With the District of Columbia behind on plans for Y2K readiness, churches and community groups are stressing the need for a community-based response to the Year 2000 challenge.

'Congregations need to emphasize these kind of community responses -- even if people can only make small gestures, such as buying extra food for the church food pantry as well as for their families,' said Clark Lobenstine, the executive director of the Interfaith Conference of Metropolitan Washington. Lobenstine's group has held meetings to help organizations get prepared and distributes Y2K information through its newsletter.

This kind of preparation could become important because the District of Columbia, like many other local governments, got a late start in ensuring that the city's computer systems are Y2K-compliant.

In fact, officials have said that remediation efforts got under way too late to guarantee that all the systems will be compliant in time for Jan. 1, 2000. In an interview with the CBS news program '60 Minutes' last May, the head of the city's 2000 program said the focus will be on fixing the critical computer systems and coming up with contingency plans to do things manually, if necessary. That could mean writing out welfare checks by hand, for example.

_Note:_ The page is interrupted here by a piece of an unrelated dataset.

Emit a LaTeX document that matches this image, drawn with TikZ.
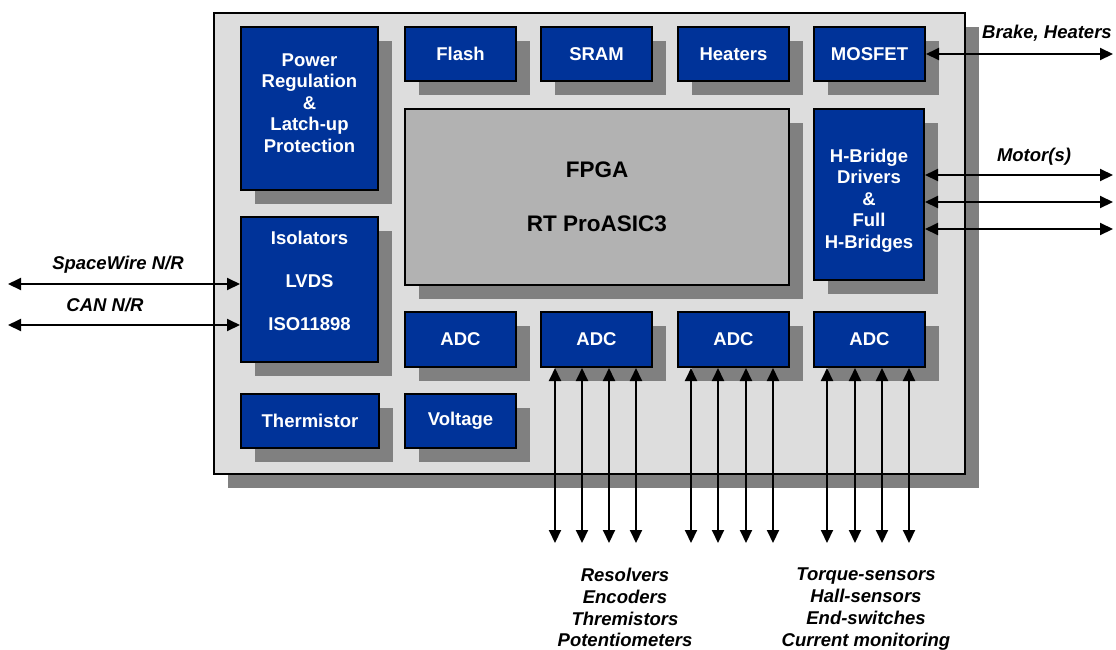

While Washington is not the only municipality to begin working on Y2K at a late date, the city's slow start has gotten a lot of attention for the obvious reason that it is the home of the federal government. Along with the '60 Minutes' story and numerous newspaper articles, the city's preparations have been reviewed by the General Accounting Office, the investigative arm of Congress.

The strength of the city's preparations will also stay in the public eye past midnight Dec. 31 -- the White House plans to host three days of millennium celebrations in Washington at the end of December and early January.